The Karnataka government’s proposed legislative bill—The Karnataka (Mineral Rights and Mineral Bearing Land) Tax Bill, 2024—has created ripples in the mining and steel sectors. By introducing significant tax increases on pre-auction era iron ore mines, the bill is set to impact major players such as NMDC Ltd, Vedanta Ltd, and Sandur Manganese and Iron Ores Ltd. This development could significantly alter the cost structure of mining operations, affect steel prices, and have long-term repercussions for the mining industry.
Key Provisions of the Tax Bill
The bill proposes two new taxes:
- Mineral Rights Tax: Levied on mining leases.
- Mineral-Bearing Land Tax: Applied to land used for mining activities.

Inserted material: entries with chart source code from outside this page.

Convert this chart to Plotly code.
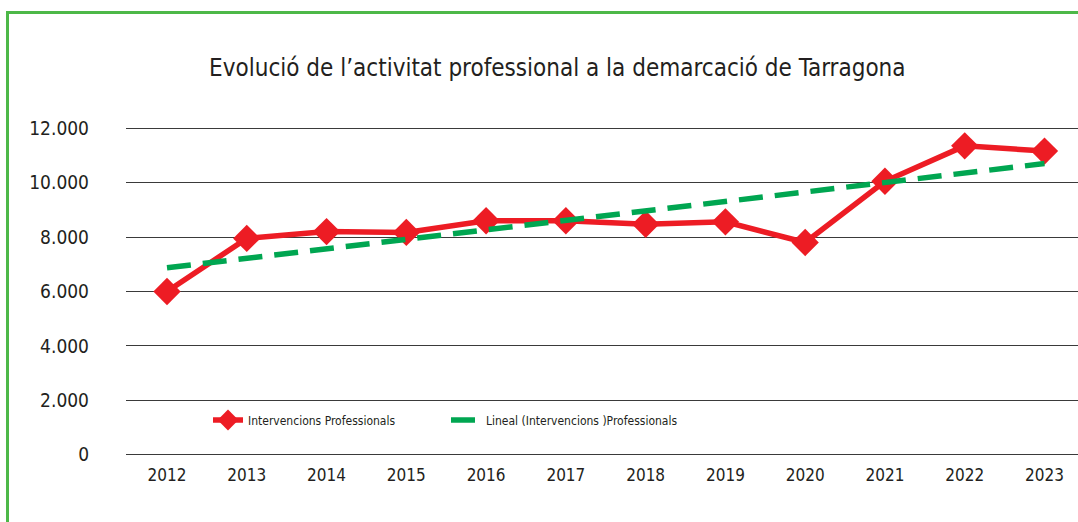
import plotly.graph_objects as go

years = ["2012", "2013", "2014", "2015", "2016", "2017", "2018", "2019", "2020", "2021", "2022", "2023"]
interv = [6000, 7950, 8200, 8170, 8600, 8600, 8470, 8560, 7800, 10050, 11350, 11160]
trend_x = ["2012", "2023"]
trend_y = [6870, 10700]
y_ticks = [0, 2000, 4000, 6000, 8000, 10000, 12000]
y_labels = ["0", "2.000", "4.000", "6.000", "8.000", "10.000", "12.000"]

FONT = "DejaVu Sans Condensed, Liberation Sans Narrow, Arial Narrow, sans-serif"
TXT = "#231F20"

T, B = 126, 65
PB = 522 - B          # plot bottom in px
PH = 522 - T - B      # plot height in px


def py(px):
    return (PB - px) / PH


fig = go.Figure()
fig.add_trace(go.Scatter(
    x=years, y=interv, mode="lines+markers", name="Intervencions Professionals",
    line=dict(color="#ED1C24", width=5.5),
    marker=dict(symbol="diamond", size=21, color="#ED1C24"),
))
fig.add_trace(go.Scatter(
    x=trend_x, y=trend_y, mode="lines", name="Lineal (Intervencions )Professionals",
    line=dict(color="#00A651", width=5.5, dash="24px,12px"),
))

fig.update_layout(
    width=1078, height=522,
    margin=dict(l=126, r=0, t=T, b=B),
    paper_bgcolor="white", plot_bgcolor="white",
    font=dict(family=FONT, color=TXT),
    title=dict(text="Evolució de l’activitat professional a la demarcació de Tarragona",
               x=0.517, xanchor="center", y=1 - 68 / 522, yanchor="middle",
               yref="container", font=dict(size=24, family=FONT, color=TXT)),
    showlegend=True,
    legend=dict(orientation="h", x=(208 - 126) / 952, xanchor="left",
                y=py(420), yanchor="middle",
                font=dict(size=12, family=FONT, color=TXT),
                bgcolor="rgba(0,0,0,0)", entrywidth=193, entrywidthmode="pixels",
                traceorder="normal"),
    xaxis=dict(type="category", range=[-0.514, 11.42], showgrid=False, zeroline=False,
               showline=False, ticks="", tickfont=dict(size=17, family=FONT, color=TXT),
               ticklabelstandoff=6, fixedrange=True),
    yaxis=dict(range=[-80, 12080], tickvals=y_ticks, ticktext=y_labels,
               showgrid=True, gridcolor="#3a3a3a", gridwidth=1.2, zeroline=False,
               showline=False, ticks="", tickfont=dict(size=19, family=FONT, color=TXT),
               ticklabelstandoff=36, fixedrange=True),
    shapes=[dict(type="rect", xref="paper", yref="paper",
                 x0=(7.5 - 126) / 952, x1=1.2, y0=-0.5, y1=py(12.5),
                 line=dict(color="#4DB848", width=3), fillcolor="rgba(0,0,0,0)",
                 layer="below")],
)

fig.write_html("out.html", config={"displayModeBar": False},
               post_script="document.body.style.margin='0px';")
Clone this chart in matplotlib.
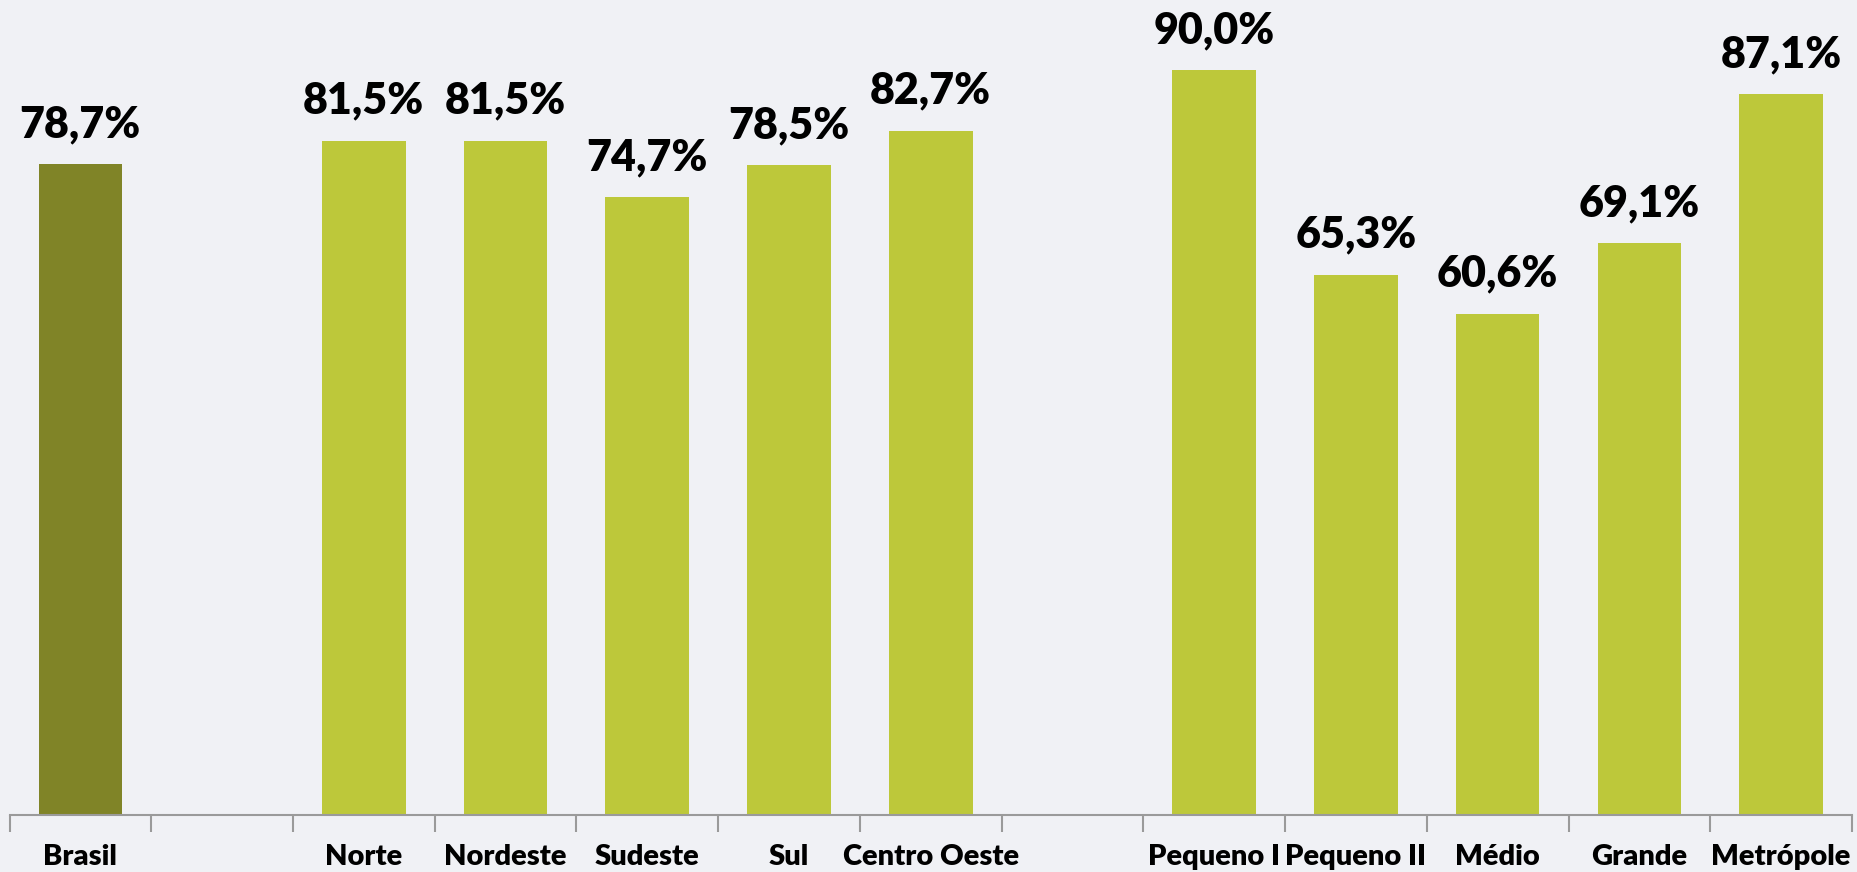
import matplotlib.pyplot as plt
import numpy as np

# categories (empty strings are the spacer slots)
categories = ['Brasil', '', 'Norte', 'Nordeste', 'Sudeste', 'Sul', 'Centro Oeste',
              '', 'Pequeno I', 'Pequeno II', 'Médio', 'Grande', 'Metrópole']
values = [78.7, None, 81.5, 81.5, 74.7, 78.5, 82.7,
          None, 90.0, 65.3, 60.6, 69.1, 87.1]

bg = '#f0f1f5'
olive = '#808427'
lime = '#bdc83a'

plt.rcParams['font.family'] = ['Lato', 'DejaVu Sans']

fig = plt.figure(figsize=(18.58, 8.72), dpi=100)
fig.patch.set_facecolor(bg)
ax = fig.add_axes([9.5 / 1858, 1 - 815 / 872, (1852 - 9.5) / 1858, 815 / 872])
ax.set_facecolor('none')

xs = np.arange(len(categories))
for i in range(len(categories)):
    v = values[i]
    if v is None:
        continue
    color = olive if i == 0 else lime
    ax.bar(xs[i], v, width=0.59, color=color, zorder=2)
    ax.text(xs[i], v + 2.4, ('%.1f%%' % v).replace('.', ','), ha='center', va='bottom',
            fontsize=31, fontweight='heavy', color='black')

ax.set_xlim(-0.5, len(categories) - 0.5)
ax.set_ylim(0, 98.5)
ax.set_yticks([])
for s in ['top', 'right', 'left']:
    ax.spines[s].set_visible(False)
ax.spines['bottom'].set_color('#9a9a9a')
ax.spines['bottom'].set_linewidth(1.5)

# tick marks on slot edges, labels at slot centers
ax.set_xticks(np.arange(-0.5, len(categories)), minor=True)
ax.tick_params(axis='x', which='minor', length=12, width=1.5, color='#9a9a9a')
ax.set_xticks(xs)
ax.set_xticklabels(categories, fontsize=21, fontweight='heavy')
ax.tick_params(axis='x', which='major', length=0, pad=21)

plt.savefig('out.png', dpi=100, facecolor=bg)
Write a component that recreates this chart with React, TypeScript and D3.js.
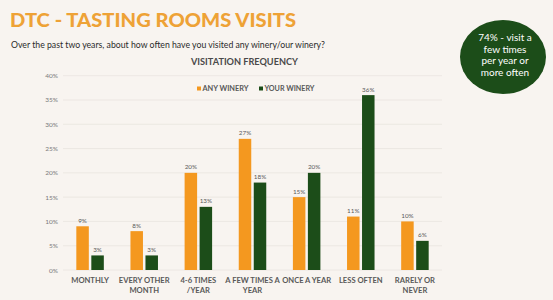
import React from 'react';
import * as d3 from 'd3';

const categories = [
  ['MONTHLY'],
  ['EVERY OTHER', 'MONTH'],
  ['4-6 TIMES', '/YEAR'],
  ['A FEW TIMES A', 'YEAR'],
  ['ONCE A YEAR'],
  ['LESS OFTEN'],
  ['RARELY OR', 'NEVER'],
];
const anyWinery = [9, 8, 20, 27, 15, 11, 10];
const yourWinery = [3, 3, 13, 18, 20, 36, 6];
const yTicks = [0, 5, 10, 15, 20, 25, 30, 35, 40];
const seriesNames = ['ANY WINERY', 'YOUR WINERY'];

const ORANGE = '#f4981f';
const GREEN = '#1c4d19';
const FONT = 'Lato, "Open Sans", sans-serif';

const App: React.FC = () => {
  const width = 553;
  const height = 300;
  const plot = { left: 63, right: 442, top: 75.7, bottom: 270 };

  const x = d3.scaleBand<number>()
    .domain(categories.map((_, i) => i))
    .range([plot.left, plot.right])
    .paddingInner(0)
    .paddingOuter(0);
  const y = d3.scaleLinear().domain([0, 40]).range([plot.bottom, plot.top]);
  const barW = 12.5;
  const gap = 2.5;

  return (
    <div style={{ position: 'fixed', top: 0, left: 0, width, height, background: '#f8f4f0', overflow: 'hidden' }}>
      <svg width={width} height={height} style={{ display: 'block' }}>
        <rect width={width} height={height} fill="#f8f4f0" />
        <text x={10} y={27} fill="#eea236" fontFamily={FONT} fontWeight={900} fontSize={19}
          textLength={286} lengthAdjust="spacingAndGlyphs">
          DTC - TASTING ROOMS VISITS
        </text>
        <text x={11} y={47.5} fill="#2b2b2b" fontFamily={FONT} fontSize={8.8}
          textLength={314} lengthAdjust="spacingAndGlyphs">
          Over the past two years, about how often have you visited any winery/our winery?
        </text>

        <ellipse cx={503} cy={57} rx={43} ry={37} fill={GREEN} />
        {['74% - visit a', 'few times', 'per year or', 'more often'].map((t, i) => (
          <text key={t} x={505} y={41 + i * 11.5} fill="#fff" textAnchor="middle"
            fontFamily={FONT} fontSize={10}>{t}</text>
        ))}

        <text x={191} y={64.5} fill="#4a4a4a" fontFamily={FONT}
          fontWeight={700} fontSize={9.3} textLength={107} lengthAdjust="spacingAndGlyphs">VISITATION FREQUENCY</text>

        {yTicks.map(t => (
          <g key={t}>
            <line x1={plot.left} x2={plot.right} y1={y(t)} y2={y(t)} stroke="#e8e4e0" strokeWidth={0.8} />
            <text x={58} y={y(t) + 2.5} textAnchor="end" fill="#7a7a7a" fontFamily={FONT} fontSize={6.5}>{t}%</text>
          </g>
        ))}

        {seriesNames.map((name, i) => {
          const lx = i === 0 ? 197 : 259;
          return (
            <g key={name}>
              <rect x={lx} y={86.5} width={4} height={4} fill={i === 0 ? ORANGE : GREEN} />
              <text x={lx + 5.5} y={91} fill="#595959" fontFamily={FONT} fontWeight={700} fontSize={6.8}
                textLength={i === 0 ? 46 : 50} lengthAdjust="spacingAndGlyphs">{name}</text>
            </g>
          );
        })}

        {categories.map((lines, i) => {
          const cx = (x(i) ?? 0) + x.bandwidth() / 2;
          const bars = [
            { v: anyWinery[i], c: ORANGE, x0: cx - gap / 2 - barW },
            { v: yourWinery[i], c: GREEN, x0: cx + gap / 2 },
          ];
          return (
            <g key={i}>
              {bars.map((b, j) => (
                <g key={j}>
                  <rect x={b.x0} y={y(b.v)} width={barW} height={y(0) - y(b.v)} fill={b.c} />
                  <text x={b.x0 + barW / 2} y={y(b.v) - 3.5} textAnchor="middle" fill="#595959"
                    fontFamily={FONT} fontSize={6.3}>{b.v}%</text>
                </g>
              ))}
              {lines.map((l, k) => (
                <text key={k} x={cx} y={283 + k * 10} textAnchor="middle" fill="#595959"
                  fontFamily={FONT} fontWeight={700} fontSize={7.6}>{l}</text>
              ))}
            </g>
          );
        })}
      </svg>
    </div>
  );
};

export default App;
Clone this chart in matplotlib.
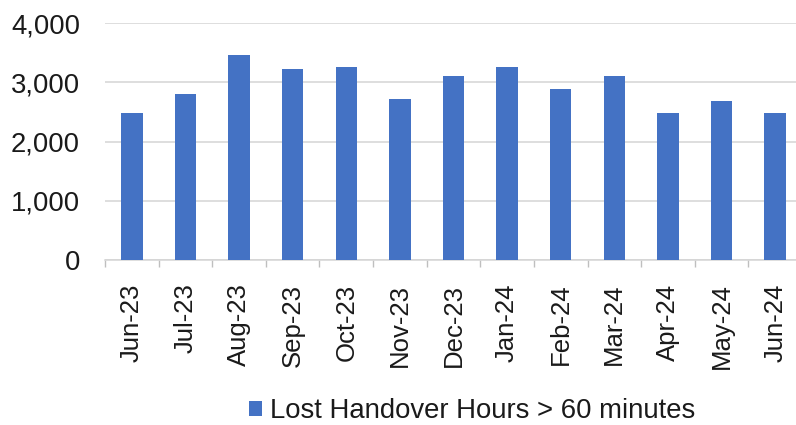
import matplotlib
matplotlib.use("Agg")
import matplotlib.pyplot as plt
import numpy as np
from matplotlib.ticker import FuncFormatter, FixedLocator

months = ["Jun-23", "Jul-23", "Aug-23", "Sep-23", "Oct-23", "Nov-23", "Dec-23",
          "Jan-24", "Feb-24", "Mar-24", "Apr-24", "May-24", "Jun-24"]
lost_hours = [2480, 2810, 3470, 3220, 3265, 2715, 3115, 3265, 2890, 3115, 2480, 2695, 2480]
series_name = "Lost Handover Hours > 60 minutes"
y_ticks = [0, 1000, 2000, 3000, 4000]

plt.rcParams['font.family'] = ['Liberation Sans', 'DejaVu Sans']
text_color = '#1a1a1a'

fig = plt.figure(figsize=(7.96, 4.25), dpi=100)
ax = fig.add_axes([105/796, (425-260)/425, (802-105)/796, (260-23.3)/425])

x = np.arange(len(months))
ax.bar(x, lost_hours, width=0.40, color='#4472C4', label=series_name, zorder=3)

ax.set_xlim(-0.5, len(months) - 0.5)
ax.set_ylim(0, 4000)
ax.set_yticks(y_ticks)
ax.yaxis.set_major_formatter(FuncFormatter(lambda v, p: f"{int(v):,}"))
ax.grid(axis='y', color='#d4d4d4', linewidth=1.1, zorder=0)
ax.tick_params(axis='y', length=0, pad=18, labelsize=19.8, labelcolor=text_color)

ax.set_xticks(x)
ax.set_xticklabels(months, rotation=90)
ax.tick_params(axis='x', which='major', length=0, pad=17, labelsize=18.5, labelcolor=text_color)
ax.xaxis.set_minor_locator(FixedLocator(np.arange(-0.5, len(months), 1.0)))
ax.tick_params(axis='x', which='minor', length=5, width=1, color='#bfbfbf', direction='out')

for s in ['top', 'right', 'left']:
    ax.spines[s].set_visible(False)
ax.spines['bottom'].set_color('#d4d4d4')
ax.spines['bottom'].set_linewidth(1.1)

handles, labels = ax.get_legend_handles_labels()
fig.legend(handles, labels, loc='center', bbox_to_anchor=(472/796, 1 - 411/425),
           frameon=False, fontsize=19.8, handlelength=0.47, handleheight=0.47,
           handletextpad=0.3, labelcolor=text_color, borderaxespad=0, borderpad=0)

fig.savefig('out.png', dpi=100)
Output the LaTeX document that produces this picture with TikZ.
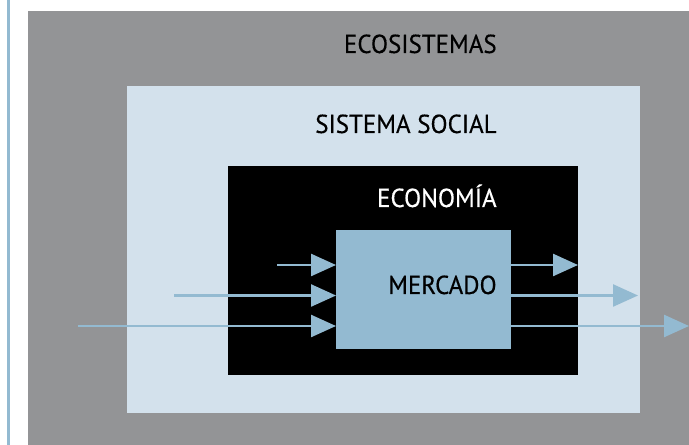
\documentclass[tikz,border=0pt]{standalone}
\usepackage{fontspec}
\setmainfont{PT Sans}[FakeStretch=0.96,FakeBold=0.4]
\usetikzlibrary{arrows.meta}
\definecolor{ecogray}{RGB}{147,148,150}
\definecolor{socialblue}{RGB}{211,225,236}
\definecolor{marketblue}{RGB}{147,186,209}
\tikzset{>={Triangle[length=0.5cm,width=0.44cm]}}
\tikzset{
  layer/.style={anchor=north west, inner sep=0pt, outer sep=0pt},
  title/.style={anchor=base east, inner sep=0pt, font=\fontsize{14.8pt}{16pt}\selectfont},
  flow/.style={->, marketblue, line width=0.05cm}
}

\begin{document}
\begin{tikzpicture}[x=0.02cm, y=-0.02cm]
    \clip (0,0) rectangle (689,445);
    \fill[white] (0,0) rectangle (689,445);
    \draw[marketblue, line width=0.055cm] (8.7,0) -- (8.7,445);

    % nested systems
    \node[layer, fill=ecogray, minimum width=14cm, minimum height=9cm] (eco) at (28,11) {};
    \node[layer, fill=socialblue, minimum width=10.26cm, minimum height=6.54cm] (social) at (127,86.5) {};
    \node[layer, fill=black, minimum width=7cm, minimum height=4.18cm] (economia) at (228,166) {};
    \node[layer, fill=marketblue, minimum width=3.5cm, minimum height=2.38cm] (mercado) at (336,230) {};

    \node[title] (ecotext) at (497,53) {ECOSISTEMAS};
    \node[title] (socialtext) at (497,133) {SISTEMA SOCIAL};
    \node[title, white] (economiatext) at (497,207) {ECONOMÍA};
    \node[title] (mercadotext) at (497,294) {MERCADO};

    % flows in and out of the market
    \coordinate (in1) at (277,265);
    \coordinate (in2) at (174,295.5);
    \coordinate (in3) at (78,326);
    \coordinate (out1) at (578,265);
    \coordinate (out2) at (638,295.5);
    \coordinate (out3) at (689,326);

    \draw[flow] (in1) -- (in1 -| mercado.west);
    \draw[flow] (in2) -- (in2 -| mercado.west);
    \draw[flow] (in3) -- (in3 -| mercado.west);
    \draw[flow] (out1 -| mercado.east) -- (out1);
    \draw[flow] (out2 -| mercado.east) -- (out2);
    \draw[flow] (out3 -| mercado.east) -- (out3);
\end{tikzpicture}
\end{document}
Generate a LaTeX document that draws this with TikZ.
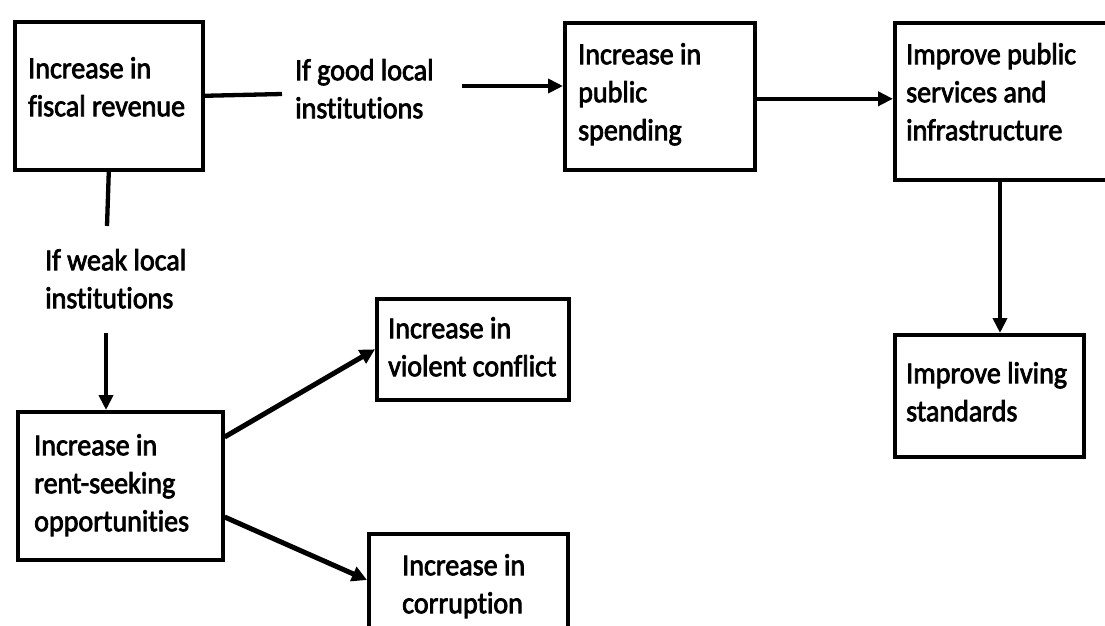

These taxes are expected to triple the financial burden for operators of pre-auction era mines. The legislation follows a July Supreme Court ruling, which clarified that state governments have the authority to impose taxes on mineral rights and mineral-bearing land. This ruling also allowed states to recover past dues from as far back as April 2005, though interest and penalties on such dues must be waived for payments made before July 25, 2024.
Impact on Major Mining Companies
Public Sector: NMDC Ltd
NMDC, India’s largest public sector iron ore producer, extracts 13-14 million tonnes annually in Karnataka. Under the new tax regime, NMDC will face a tax rate 1.5 times the royalty rate, leading to a 22.5% increase in production costs. This will challenge NMDC’s ability to maintain competitive pricing.
Private Sector: Vedanta Ltd and Sandur Manganese and Iron Ores Ltd
Vedanta and Sandur, with annual outputs of 5.6 million tonnes and 3.8 million tonnes respectively, will see mineral rights taxes that triple their current royalty payments. Since royalties are fixed at 15% of the monthly sales price published by the Indian Bureau of Mines (IBM), the proposed tax could raise production costs by a staggering 45%. This sharp cost escalation will put pressure on profit margins and could force these companies to reconsider their operational strategies.
Auctioned vs. Non-Auctioned Mines
The bill aims to reduce the cost disparity between auctioned and pre-auction mines. Companies operating auctioned mines, such as JSW Steel—which produces 8-9 million tonnes of iron ore annually in Karnataka—already pay premiums exceeding 100% of the IBM’s sales price. In comparison, pre-auction mine operators currently pay only royalties, creating a significant cost advantage. The new taxes aim to level the playing field by narrowing this gap, albeit at the expense of increased production costs for non-auctioned mines.
Ripple Effects on the Steel Industry
Iron ore accounts for a significant portion of steel production costs. Rising costs due to the proposed taxes are expected to increase steel prices, affecting the entire value chain. JSW Steel, India’s largest steelmaker by capacity, sources substantial quantities of iron ore from NMDC and other miners in Karnataka. Higher input costs could erode steelmakers’ margins and reduce their competitiveness against cheaper imports. This comes at a time when the Indian steel industry is already grappling with rising import volumes and global economic challenges.
Potential Industry Reactions
Industry experts predict a range of potential outcomes if the tax bill is enacted:
- Cost Absorption vs. Price Hikes: Miners may attempt to pass on the additional costs to steel manufacturers, although this is not guaranteed given the competitive market dynamics.
- Reduced Production: To mitigate tax liabilities, some companies may choose to scale down or halt operations in Karnataka.
- Relocation of Operations: Miners could shift their activities to other states with lower tax burdens, altering the competitive landscape of India’s mining sector.
Revenue Expectations for the Karnataka Government
The state government anticipates additional revenue of ₹4,207.95 crore from the mineral rights tax and approximately ₹506 crore from the tax on mineral-bearing land. While this revenue boost could support Karnataka’s fiscal plans, the broader economic consequences for the mining and steel sectors remain a concern.
Conclusion
The proposed Karnataka (Mineral Rights and Mineral Bearing Land) Tax Bill, 2024, introduces a significant shift in the state’s mining taxation policy. While it aims to address cost disparities between auctioned and pre-auction mines and generate substantial revenue, the implications for mining companies and downstream industries could be profound. From increased production costs to potential disruptions in steel pricing, the ripple effects warrant careful consideration. Stakeholders across the mining and steel sectors will need to adapt to this evolving regulatory landscape to ensure long-term sustainability and competitiveness.